> _Data block_:
◆ ◆ ◆ ◆ ◆

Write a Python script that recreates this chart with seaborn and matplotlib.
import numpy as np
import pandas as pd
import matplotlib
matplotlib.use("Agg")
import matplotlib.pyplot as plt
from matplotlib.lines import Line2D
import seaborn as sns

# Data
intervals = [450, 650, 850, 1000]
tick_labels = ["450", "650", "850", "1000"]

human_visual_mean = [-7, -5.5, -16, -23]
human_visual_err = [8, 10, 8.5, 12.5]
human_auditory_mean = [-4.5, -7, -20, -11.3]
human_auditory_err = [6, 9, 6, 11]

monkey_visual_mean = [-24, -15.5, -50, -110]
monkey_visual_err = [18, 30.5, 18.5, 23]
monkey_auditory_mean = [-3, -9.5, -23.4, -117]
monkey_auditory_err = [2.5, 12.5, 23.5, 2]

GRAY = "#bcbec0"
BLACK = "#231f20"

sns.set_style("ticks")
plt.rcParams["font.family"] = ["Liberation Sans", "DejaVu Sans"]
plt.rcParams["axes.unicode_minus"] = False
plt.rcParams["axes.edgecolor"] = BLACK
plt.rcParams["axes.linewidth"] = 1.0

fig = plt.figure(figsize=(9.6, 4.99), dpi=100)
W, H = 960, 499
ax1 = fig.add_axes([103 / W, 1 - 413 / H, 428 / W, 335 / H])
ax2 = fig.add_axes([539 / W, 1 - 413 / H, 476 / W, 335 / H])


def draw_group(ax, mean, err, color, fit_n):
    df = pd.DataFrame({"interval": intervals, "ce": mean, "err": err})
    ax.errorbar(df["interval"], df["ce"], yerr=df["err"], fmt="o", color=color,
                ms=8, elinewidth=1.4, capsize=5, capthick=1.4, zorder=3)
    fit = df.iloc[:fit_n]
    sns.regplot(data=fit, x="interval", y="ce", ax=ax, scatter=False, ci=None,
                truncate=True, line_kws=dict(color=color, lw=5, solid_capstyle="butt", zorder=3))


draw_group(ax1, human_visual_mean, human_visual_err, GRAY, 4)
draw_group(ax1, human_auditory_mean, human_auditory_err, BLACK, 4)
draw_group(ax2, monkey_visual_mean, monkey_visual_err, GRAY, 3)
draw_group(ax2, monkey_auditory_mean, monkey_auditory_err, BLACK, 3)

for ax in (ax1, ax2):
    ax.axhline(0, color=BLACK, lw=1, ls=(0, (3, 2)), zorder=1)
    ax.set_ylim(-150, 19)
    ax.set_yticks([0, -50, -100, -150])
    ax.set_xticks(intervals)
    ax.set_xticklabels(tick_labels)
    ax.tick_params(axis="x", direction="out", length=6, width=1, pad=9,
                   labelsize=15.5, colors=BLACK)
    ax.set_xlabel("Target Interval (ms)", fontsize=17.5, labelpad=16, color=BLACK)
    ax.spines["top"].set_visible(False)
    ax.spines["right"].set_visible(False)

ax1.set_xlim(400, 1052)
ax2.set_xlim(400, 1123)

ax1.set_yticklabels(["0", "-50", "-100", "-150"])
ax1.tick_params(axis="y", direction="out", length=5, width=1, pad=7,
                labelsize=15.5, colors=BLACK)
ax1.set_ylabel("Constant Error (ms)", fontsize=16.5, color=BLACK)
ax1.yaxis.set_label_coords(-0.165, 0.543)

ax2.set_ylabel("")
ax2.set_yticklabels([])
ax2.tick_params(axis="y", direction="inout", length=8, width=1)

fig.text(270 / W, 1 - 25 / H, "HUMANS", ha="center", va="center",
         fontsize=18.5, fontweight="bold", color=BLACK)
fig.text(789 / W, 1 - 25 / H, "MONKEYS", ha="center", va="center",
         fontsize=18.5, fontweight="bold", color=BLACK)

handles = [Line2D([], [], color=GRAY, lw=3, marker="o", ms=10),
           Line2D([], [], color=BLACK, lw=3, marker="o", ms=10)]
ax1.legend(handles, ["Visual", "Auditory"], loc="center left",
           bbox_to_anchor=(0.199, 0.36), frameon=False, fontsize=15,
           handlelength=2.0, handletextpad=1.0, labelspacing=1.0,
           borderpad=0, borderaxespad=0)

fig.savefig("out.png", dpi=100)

◆ ◆ ◆ ◆ ◆

Exactly repeat the lines above, from the opening line through the one with "import seaborn as sns", and include nothing else.

> _Expected answer_:
Write a Python script that recreates this chart with seaborn and matplotlib.
import numpy as np
import pandas as pd
import matplotlib
matplotlib.use("Agg")
import matplotlib.pyplot as plt
from matplotlib.lines import Line2D
import seaborn as sns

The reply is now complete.